Nose-rings and “washer-size” ear-lobe inserts have only one function: To call attention to the wearer by being in deliberate and aggressive violation of anything normatively presentable.  It is not quite F— Y– tattooed on the forehead, but it is rapidly approaching that bar of ugliness.  That the image conjures visions of Barbary corsairs, the Pirates of Tortuga, and South-Sea cannibals is entirely relevant.  In a dim way, Philoscribe’s hair-salon customer has chosen (or MTV has chosen for him) a thematically uncivilized and, in context, anti-civilized image to imitate.  Again, no one with an inner life would need to do this.  It is the outward admission of total inward emptiness.

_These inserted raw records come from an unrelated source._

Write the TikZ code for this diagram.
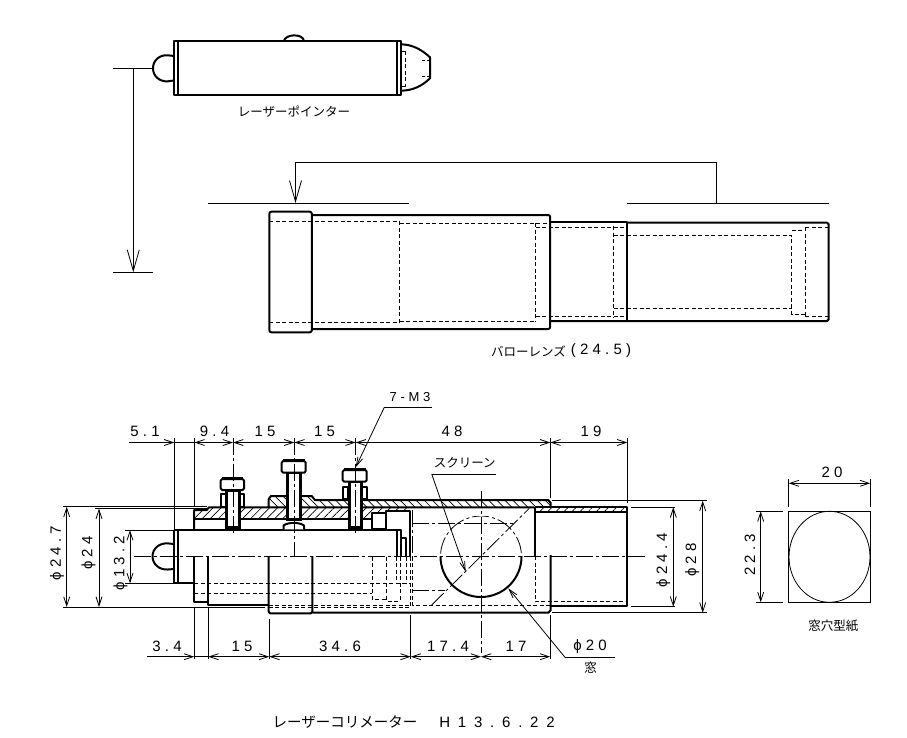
\documentclass[tikz,border=0pt]{standalone}
\usepackage{fontspec}
\setmainfont{Liberation Sans}
\newfontfamily\jpfont{Noto Sans CJK JP}
\newfontfamily\dimfont[LetterSpace=28]{Liberation Sans}
\newfontfamily\datefont[LetterSpace=52]{Liberation Sans}
\usetikzlibrary{arrows.meta,patterns.meta}
\begin{document}
\begin{tikzpicture}[x=1pt,y=-1pt]
\tikzstyle{every node}+=[inner sep=0pt]
\tikzstyle{fat}=[line width=2pt,line join=round]
\tikzstyle{bold}=[line width=3pt]
\tikzstyle{fine}=[line width=0.8pt]
\tikzstyle{hidden}=[line width=0.8pt,dash pattern=on 4pt off 2.5pt]
\tikzstyle{chain}=[line width=0.8pt,dash pattern=on 17pt off 3pt on 3pt off 3pt]
\tikzstyle{dimline}=[line width=0.8pt,{Straight Barb[length=9pt,width=6pt]}-{Straight Barb[length=9pt,width=6pt]}]
\tikzstyle{dimleft}=[line width=0.8pt,-{Straight Barb[length=9pt,width=6pt]}]
\tikzstyle{cutarrow}=[line width=0.8pt,-{Straight Barb[length=21pt,width=12pt]}]
\tikzstyle{dimtext}=[font=\dimfont\fontsize{15}{16}\selectfont]
\tikzstyle{jptext}=[font=\jpfont\fontsize{12.5}{14}\selectfont]
\tikzstyle{upsec}=[pattern={Lines[angle=-45,distance=5.7pt,line width=0.7pt]}]
\tikzstyle{lowsec}=[pattern={Lines[angle=45,distance=5.7pt,line width=0.7pt]}]
\useasboundingbox (0,0) rectangle (907,737);

\draw [fat] (174,41) rectangle (401,95);
\draw [fat] (178,41) -- (178,95);
\draw [fat] (397,41) -- (397,95);
\draw [fat] (284,41) .. controls (285,34) and (303,33) .. (304,41);
\draw [fat] (174,56) -- (168,55.3) .. controls (160,54.5) and (153,60) .. (153,68.3) .. controls (153,76.5) and (160,82) .. (168,81.3) -- (174,80.5);
\draw [fat] (401,44.3) .. controls (413,44.5) and (422,50) .. (430,57.3) -- (430,78.3) .. controls (422,86) and (413,90.5) .. (401,90.7);
\draw [fine] (402,51) -- (405.7,51);
\draw [hidden] (405.7,51) -- (405.7,86);
\draw [fine] (405.7,86) -- (402,86);
\draw [fine] (422,60.3) -- (425,60.3);
\draw [fine] (427,60.3) -- (430,60.3);
\draw [fine] (422,76) -- (425,76);
\draw [fine] (427,76) -- (430,76);
\node [jptext] (pointerlabel) at (294,112) {レーザーポインター};

\draw [fine] (113,68.3) -- (153,68.3);
\draw [fine] (113,272.3) -- (153,272.3);
\draw [cutarrow] (133.3,68.3) -- (133.3,272.3);
\draw [cutarrow] (716,203) -- (716,162) -- (295.5,162) -- (295.5,203);
\draw [fine] (208,203) -- (409,203);
\draw [fine] (627,203) -- (829,203);

\draw [fat,rounded corners=2pt] (269.4,211.7) rectangle (311.8,332.3);
\draw [fat,rounded corners=2pt] (311.8,215) -- (550.2,215) -- (550.2,329) -- (311.8,329);
\draw [fat] (550.2,221.7) -- (627.3,221.7) -- (627.3,321);
\draw [fat,rounded corners=1.5pt] (627.3,222.7) -- (828.6,222.7) -- (828.6,321) -- (550.2,321);
\draw [hidden] (269.4,221.3) -- (399.6,221.3) -- (399.6,322.3) -- (269.4,322.3);
\draw [hidden] (399.6,223.3) -- (550.2,223.3);
\draw [hidden] (399.6,321) -- (535.5,321);
\draw [hidden] (535.5,223) -- (535.5,321.7);
\draw [hidden] (535.5,227.3) -- (627.3,227.3);
\draw [hidden] (535.5,316.7) -- (627.3,316.7);
\draw [hidden] (613.5,226) -- (613.5,317.7);
\draw [hidden] (613.5,235.3) -- (791.8,235.3) -- (791.8,314.3) -- (805.3,314.3);
\draw [hidden] (613.5,308.3) -- (791.8,308.3);
\draw [hidden] (791.8,230) -- (805.3,230);
\draw [hidden] (805.3,227.3) -- (805.3,316);
\draw [hidden] (805.3,227.3) -- (828.6,227.3);
\draw [hidden] (805.3,316) -- (828.6,316);
\node [jptext] (barlowlabel) at (528.5,351) {バローレンズ};
\node [dimtext] (barlowsize) at (601,351) {(24.5)};

\fill [upsec] (268.7,507.3) -- (268.7,499) -- (271,496) -- (311.7,496) -- (315,500) -- (548.3,500) -- (550.7,503) -- (550.7,507.3) -- cycle;
\fill [lowsec] (194,519.3) -- (194,510) -- (206.7,510) -- (209,507.3) -- (410,507.3) -- (410,511) -- (386,511) -- (386,513.3) -- (371.7,513.3) -- (371.7,519.3) -- cycle;
\fill [lowsec] (535,507.3) rectangle (627.3,511.7);
\draw [fat] (194,529.3) -- (194,510) -- (206.7,510) -- (209,507.3) -- (534.3,507.3);
\draw [fat] (194,519.3) -- (371.7,519.3);
\draw [fat] (268.7,507.3) -- (268.7,499) -- (271,496) -- (311.7,496) -- (315,500) -- (548.3,500) -- (550.7,503) -- (550.7,506);
\draw [fat] (535,507.3) -- (627.3,507.3) -- (627.3,606) -- (550.7,606);
\draw [fat] (535,511.7) -- (627.3,511.7);
\draw [fat] (535,507.3) -- (535,556);
\draw [fat] (550.7,555) -- (550.7,610) -- (548.5,612.7) -- (312.3,612.7);
\draw [fat] (371.7,513.3) rectangle (386,529.3);
\draw [fat] (386,529.3) -- (386,511) -- (410,511) -- (410,556.7);
\draw [fat] (174,530) -- (401,530) -- (401,556.7);
\draw [fat] (174,530) -- (174,582.7) -- (194,582.7);
\draw [fat] (178,530) -- (178,582.7);
\draw [fat] (396.7,530) -- (396.7,556.7);
\draw [fat] (401,538.3) -- (406,538.3) -- (406,556.7);
\draw [fat] (174,544) -- (168,543.4) .. controls (159.5,542.7) and (152.5,548.5) .. (152.5,556.3) .. controls (152.5,564.2) and (159.5,570.2) .. (168,569.5) -- (174,569);
\draw [fat] (194,556) -- (194,602) -- (207.7,602);
\draw [fat] (207.7,556) -- (207.7,605) -- (268.7,605);
\draw [fat,rounded corners=1.5pt] (268.7,556) -- (268.7,613.3) -- (312.3,613.3) -- (312.3,556);

\draw [fat,fill=white] (220.7,494.3) rectangle (225.7,506.7);
\draw [fat,fill=white] (239.7,494.3) rectangle (244,506.7);
\draw [bold,fill=white] (226,490) rectangle (239,529);
\fill (226,526) rectangle (239,530);
\draw [fat,fill=white,rounded corners=1.5pt] (220.7,479) rectangle (244,490);
\draw [bold] (222,478.5) -- (243,478.5);

\draw [bold,fill=white] (287,472.7) rectangle (300.5,519);
\draw [fat,fill=white,rounded corners=1.5pt] (281.7,461) rectangle (305.7,472.7);
\draw [bold] (283,460.7) -- (304.5,460.7);
\draw [fat,fill=white] (283.5,529.3) -- (283.5,525.5) .. controls (288,522) and (299.5,522) .. (304,525.5) -- (304,529.3);

\draw [fat,fill=white] (342.7,486.7) rectangle (347.7,499.3);
\draw [fat,fill=white] (362.3,486.7) rectangle (366.7,499.3);
\draw [bold,fill=white] (349,481.7) rectangle (361.7,529);
\fill (349,526) rectangle (361.7,530);
\draw [fat,fill=white,rounded corners=1.5pt] (342.7,470) rectangle (366.7,481.7);
\draw [bold] (344,469.3) -- (365.5,469.3);

\draw [hidden] (194,583.3) -- (410,583.3);
\draw [hidden] (194,593.3) -- (372.3,593.3);
\draw [hidden] (268.7,605) -- (412,605);
\draw [hidden] (268.7,607.3) -- (410,607.3);
\draw [hidden] (372.3,556.7) -- (372.3,599.3) -- (386.7,599.3);
\draw [hidden] (386.7,556.7) -- (386.7,601) -- (400,601);
\draw [hidden] (396.7,556.7) -- (396.7,583);
\draw [hidden] (400,556.7) -- (400,601);
\draw [hidden] (406,556.7) -- (406,583);
\draw [hidden] (410,556.7) -- (410,606);
\draw [hidden] (412.3,556.7) -- (412.3,605) -- (550.7,605);
\draw [hidden] (535,556) -- (535,601.7) -- (627.3,601.7);
\draw [chain] (412.3,510) -- (412.3,556.7);
\draw [chain] (412.3,523.3) -- (513,523.3);
\draw [chain] (412.3,590) -- (445,590);
\draw [chain] (431.7,605) -- (529.3,508.3);
\begin{scope}
\clip (430,516) rectangle (532,556.5);
\draw [chain] (481,556.5) circle (40.5);
\end{scope}
\begin{scope}
\clip (430,556.5) rectangle (532,600);
\draw [fat] (481,556.5) circle (40.5);
\end{scope}
\draw [chain] (134,556.5) -- (647.3,556.5);
\draw [chain] (481,490.7) -- (481,653);
\draw [chain] (233,438) -- (233,534);
\draw [chain] (294.3,438) -- (294.3,556.5);
\draw [chain] (355.7,438) -- (355.7,534);

\draw [fine] (174.3,438) -- (174.3,529);
\draw [fine] (194.3,438) -- (194.3,506.7);
\draw [fine] (550.3,438) -- (550.3,498);
\draw [fine] (627.3,438) -- (627.3,503);
\draw [dimleft] (128.7,442.5) -- (174.3,442.5);
\draw [fine] (174.3,442.5) -- (194.3,442.5);
\draw [dimline] (194.3,442.5) -- (233,442.5);
\draw [dimline] (233,442.5) -- (294.3,442.5);
\draw [dimline] (294.3,442.5) -- (355.7,442.5);
\draw [dimline] (355.7,442.5) -- (550.3,442.5);
\draw [dimline] (550.3,442.5) -- (627.3,442.5);
\node [dimtext] (dima) at (145,431.7) {5.1};
\node [dimtext] (dimb) at (214.5,431.7) {9.4};
\node [dimtext] (dimc) at (265,431.7) {15};
\node [dimtext] (dimd) at (324.5,431.7) {15};
\node [dimtext] (dime) at (452,431.7) {48};
\node [dimtext] (dimf) at (591,431.7) {19};

\draw [fine] (194.3,606.7) -- (194.3,659);
\draw [fine] (208.3,606.7) -- (208.3,659);
\draw [fine] (269.3,619.3) -- (269.3,659);
\draw [fine] (410.7,615) -- (410.7,659);
\draw [fine] (550.3,615) -- (550.3,659);
\draw [dimleft] (147.3,656.7) -- (194.3,656.7);
\draw [fine] (194.3,656.7) -- (208.3,656.7);
\draw [dimline] (208.3,656.7) -- (269.3,656.7);
\draw [dimline] (269.3,656.7) -- (410.7,656.7);
\draw [dimline] (410.7,656.7) -- (481,656.7);
\draw [dimline] (481,656.7) -- (550.3,656.7);
\node [dimtext] (dimg) at (167,646.7) {3.4};
\node [dimtext] (dimh) at (242,646.7) {15};
\node [dimtext] (dimi) at (340,646.7) {34.6};
\node [dimtext] (dimj) at (448,646.7) {17.4};
\node [dimtext] (dimk) at (516,646.7) {17};

\draw [fine] (63.3,506.7) -- (206.7,506.7);
\draw [fine] (95,508.7) -- (206.7,508.7);
\draw [fine] (63.3,607) -- (265,607);
\draw [fine] (125,530) -- (174.3,530);
\draw [fine] (125,583.3) -- (174.3,583.3);
\draw [dimline] (66.7,506.7) -- (66.7,607);
\draw [dimline] (99,508.7) -- (99,607);
\draw [dimline] (130,530) -- (130,583.3);
\node [dimtext,rotate=90] (dimphia) at (57,553) {ϕ24.7};
\node [dimtext,rotate=90] (dimphib) at (88.5,553) {ϕ24};
\node [dimtext,rotate=90] (dimphic) at (120.5,563) {ϕ13.2};

\draw [fine] (551.7,500.7) -- (706.7,500.7);
\draw [fine] (551.7,612.7) -- (706.7,612.7);
\draw [fine] (631,507.3) -- (675,507.3);
\draw [fine] (631,606.7) -- (675,606.7);
\draw [dimline] (673.3,507.3) -- (673.3,606.7);
\draw [dimline] (702.7,500.7) -- (702.7,612.7);
\node [dimtext,rotate=90] (dimphid) at (663.3,560) {ϕ24.4};
\node [dimtext,rotate=90] (dimphie) at (692.3,560) {ϕ28};

\draw [fine] (432,407.3) -- (384.3,407.3);
\draw [fine,-{Straight Barb[length=9pt,width=5pt]}] (384.3,407.3) -- (355.7,467.3);
\node [dimtext,font=\dimfont\fontsize{13}{14}\selectfont] (boltlabel) at (410,397) {7-M3};
\draw [fine] (496,474) -- (431.7,474);
\draw [fine,-{Straight Barb[length=9pt,width=5pt]}] (431.7,474) -- (465.7,571.7);
\node [jptext] (screenlabel) at (464.7,463) {スクリーン};
\draw [fine] (615,657.3) -- (565,657.3);
\draw [fine,-{Straight Barb[length=9pt,width=5pt]}] (565,657.3) -- (508.3,588.3);
\node [dimtext] (windowsize) at (590,646.7) {ϕ20};
\node [jptext] (windowlabel) at (590.7,668) {窓};

\draw [fine] (788.7,511.3) rectangle (870.3,602.3);
\draw [fine] (829.5,556.8) ellipse (40.5 and 45.5);
\draw [fine] (788.7,479) -- (788.7,506.7);
\draw [fine] (870.3,479) -- (870.3,506.7);
\draw [fine] (756,511.3) -- (783.3,511.3);
\draw [fine] (756,602.3) -- (783.3,602.3);
\draw [dimline] (788.7,483.3) -- (870.3,483.3);
\draw [dimline] (760.7,511.3) -- (760.7,602.3);
\node [dimtext] (dimm) at (832,472.7) {20};
\node [dimtext,rotate=90] (dimn) at (750,555) {22.3};
\node [jptext] (templatelabel) at (833.3,626) {窓穴型紙};

\node [jptext,font=\jpfont\fontsize{14.5}{16}\selectfont] (titlelabel) at (345,722) {レーザーコリメーター};
\node [dimtext,font=\datefont\fontsize{15}{16}\selectfont] (titledate) at (497,722) {H13.6.22};
\end{tikzpicture}
\end{document}
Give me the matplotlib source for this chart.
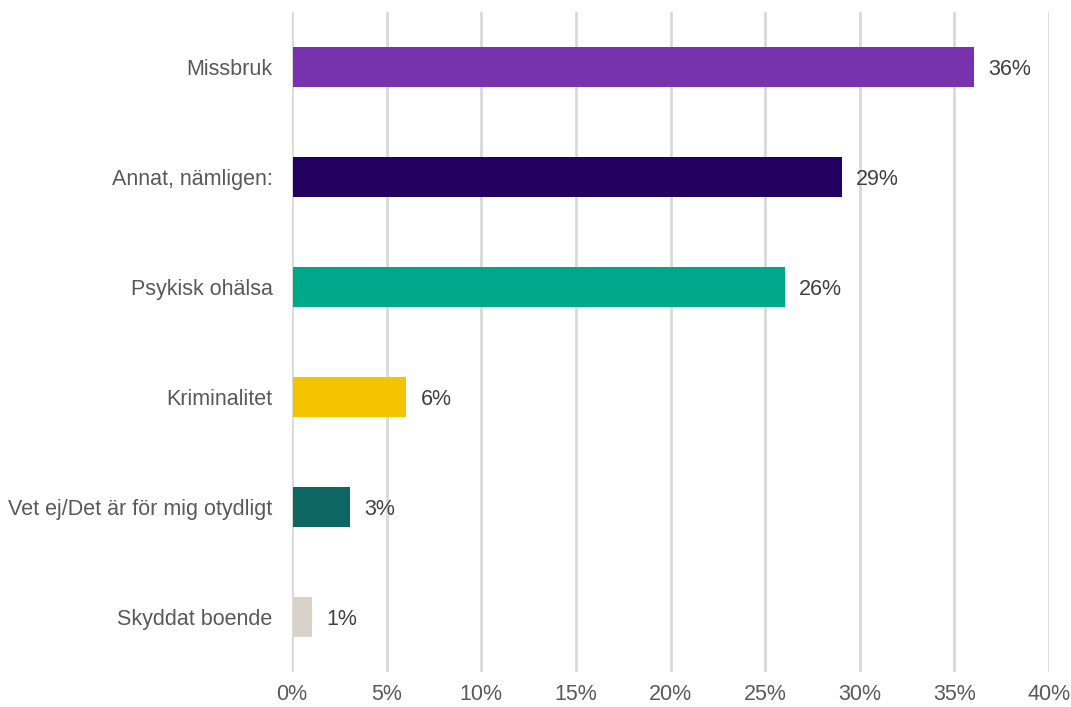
import matplotlib
matplotlib.use("Agg")
import matplotlib.pyplot as plt
from matplotlib.ticker import MultipleLocator, FuncFormatter

categories = ["Missbruk", "Annat, nämligen:", "Psykisk ohälsa", "Kriminalitet",
              "Vet ej/Det är för mig otydligt", "Skyddat boende"]
values = [36, 29, 26, 6, 3, 1]
colors = ["#7732AE", "#22005F", "#00A88A", "#F5C400", "#0E6663", "#D9D2C9"]

plt.rcParams["font.family"] = ["Liberation Sans", "DejaVu Sans"]

fig = plt.figure(figsize=(10.71, 7.07), dpi=100)
ax = fig.add_axes([292 / 1071, 1 - 672 / 707, (1049 - 292) / 1071, 660 / 707])

pos = list(range(len(categories)))
ax.barh(pos, values, height=0.36, color=colors, zorder=3, left=0.05)

for p, v in zip(pos, values):
    ax.text(v + 0.8, p, f"{v}%", va="center_baseline", ha="left",
            fontsize=15.5, color="#404040")

ax.set_xlim(0, 40)
ax.set_ylim(5.5, -0.5)
ax.xaxis.set_major_locator(MultipleLocator(5))
ax.xaxis.set_major_formatter(FuncFormatter(lambda x, _: f"{x:.0f}%"))
ax.set_yticks(pos)
ax.set_yticklabels(categories, va="center_baseline")
ax.grid(axis="x", color="#D9D9D9", linewidth=2, zorder=0)
for s in ax.spines.values():
    s.set_visible(False)
ax.tick_params(axis="both", length=0, labelsize=15.5, colors="#595959")
ax.tick_params(axis="x", pad=9)
ax.tick_params(axis="y", pad=14)

fig.savefig("out.png", dpi=100, facecolor="white")
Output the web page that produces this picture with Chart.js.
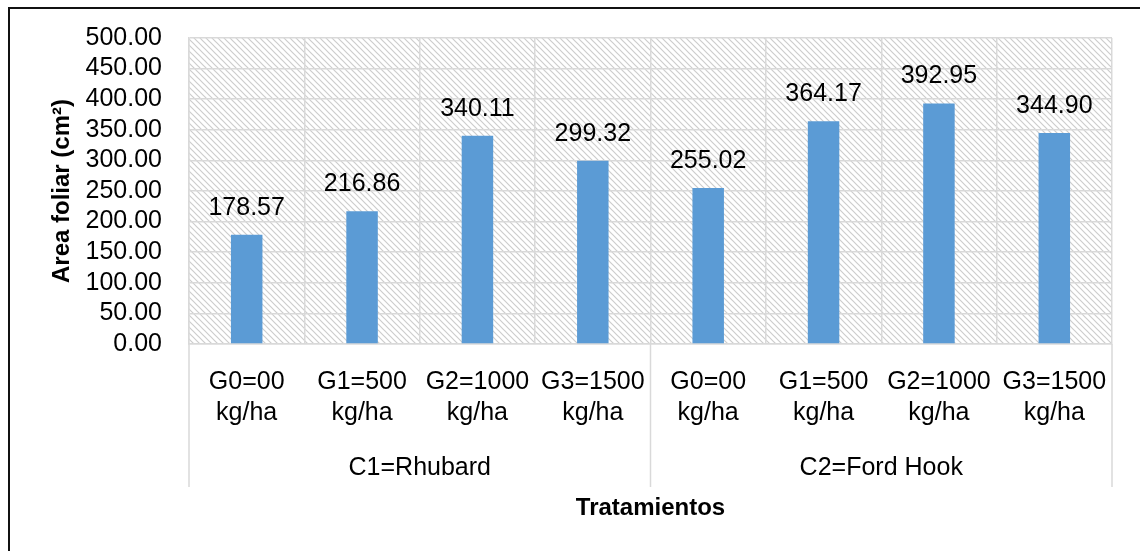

The middle-aged man in the costume of a third-grade boy offers another case of elective slovenliness, not contradicted by the public display of male hirsuteness.  This type of ugliness differs slightly from the nose-ring and ear-stud type.  Acquiring and regularly inserting the studs and rings takes some minimal effort.  Dressing carelessly like a schoolchild at play and at the same time advertising one’s male armpits is tantamount to saying: “I have no dignity and want none. I will dress as sloppily as I please and inflict my ugliness on the public square, and what is anyone going to do about?” The cell phone provides the telling clue.  Like an eighth-grade girl, this chronological adult cannot live without constant information from others about what do, or what to be interested in, or simply what to be.  Unfortunately, the people whom he canvasses have no more notion of these things than he does.

— Comments —

Mary writes:

Thomas Bertonneau wrote: “…ours is a society in a state of deculturation where the art of internal, spiritual accomplishment is rapidly disappearing…”

We’ve arrived at a radical level of informality and near-obsession with sensual bodily fulfillment which aid deculturation. The middle-aged guy in the tank top, shorts and sandals is a perfect specimen representative of both: his dress is so supremely comfortable as to be one step away from pajamas, offering no bothersome restrictions to his freedom of movement. And with smart phone occupying eyes and hands, only his hearing, taste buds, and sense of smell are denied their due, easily remedied by ear buds and a gigantic, fragrant Duncan Donuts something-or-other.

As an aside and interestingly (to my mind, anyway), the abasing of the liturgy of the Catholic Mass has used radical informality – Priest versus populum, communion in the hand, no genuflections, sign of peace etc. – in combination with the suppression of things pleasing to the senses – stark architecture and decoration, no incense, no chant, etc. – to advance the attachment of Catholics to the world and move them away from God. Suppression of the sensual in Mass ensures that the world, in contrast, is all the more irresistible.